Data Classification Tools

Data Classification Tools

In today’s data-driven world, organizations handle vast amounts of information, including sensitive data. Protecting this sensitive data is crucial to maintain privacy, comply with regulations, and prevent data breaches. Data classification is a fundamental step in safeguarding sensitive information. It involves categorizing data based on its sensitivity level and applying appropriate security measures. In this article, we will explore data classification tools, with a focus on open-source solutions that work with SQL databases.
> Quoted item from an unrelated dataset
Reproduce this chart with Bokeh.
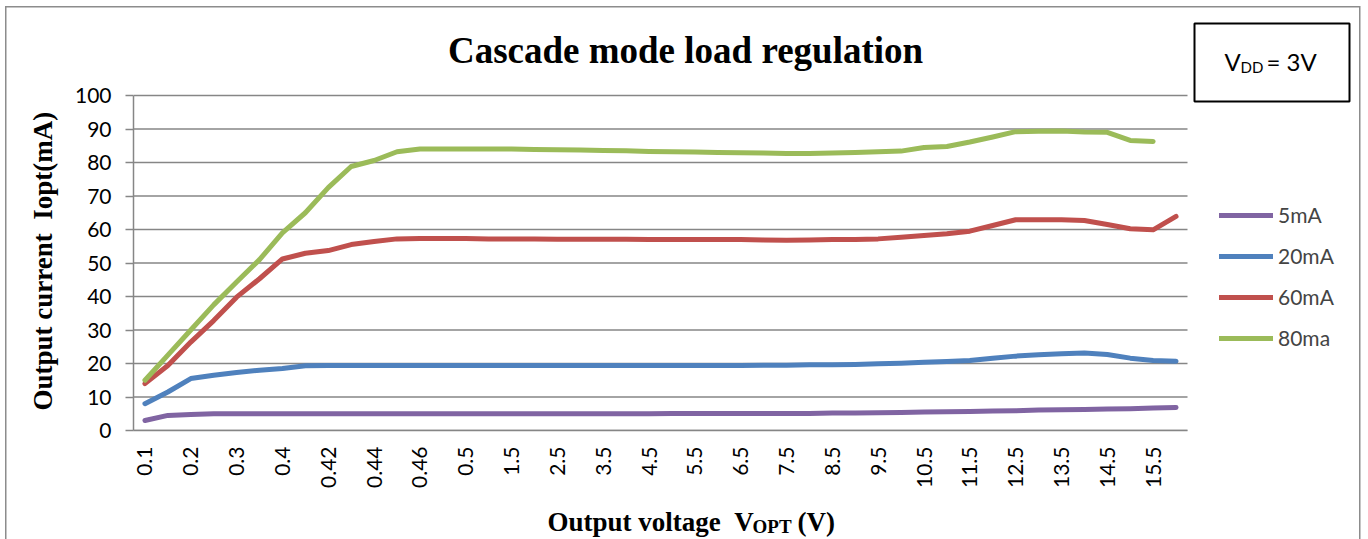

What is Data Classification?

Data classification is the process of organizing data into categories. In our case there are two categories: sensitive or not. It helps organizations identify which data needs to be secure and to what extent. By classifying data, organizations can apply appropriate security controls, access restrictions, and data handling procedures. Data classification is essential for complying with privacy regulations, such as GDPR and HIPAA, and for preventing unauthorized access to sensitive information.

Open-Source Data Classification Tools

There are several open-source data classification tools available that can help organizations classify data stored in SQL-based databases. Let’s explore some of these tools and see how they can be used to classify sensitive data.

Apache MADlib

Apache MADlib is an open-source library for scalable in-database machine learning. It provides a suite of SQL-based algorithms for data mining and machine learning. This includes data classification algorithms. Here’s an example of how you can use Apache MADlib to classify data as sensitive:

-- Assuming you have a table named "customer_data" with columns "name", "email", "phone", "address", and "is_sensitive"
-- Train the logistic regression model
DROP TABLE IF EXISTS sensitive_data_model;
CREATE TABLE sensitive_data_model AS
SELECT madlib.logregr_train(
'customer_data',
'is_sensitive',
'ARRAY[name, email, phone, address]'
);
-- Predict sensitivity for new data
SELECT madlib.logregr_predict(
'sensitive_data_model',
'ARRAY["John Doe", "john@example.com", "1234567890", "123 Main St"]'
);

In this example, we train a logistic regression model using the madlib.logregr_train function. We train the model on the customer_data table, with the is_sensitive column as the target variable and the name, email, phone, and address columns as features. We use the model to predict the sensitivity of new data using the madlib.logregr_predict function.

Weka

Weka is a popular open-source machine learning workbench written in Java. It offers a wide range of machine learning algorithms, including classification algorithms. Here’s an example of how Weka can be used to classify data as sensitive:

import weka.classifiers.trees.J48;
import weka.core.Instances;

// Assuming you have a database connection named "conn" and a table named "customer_data"
// with columns "name", "email", "phone", "address", and "is_sensitive"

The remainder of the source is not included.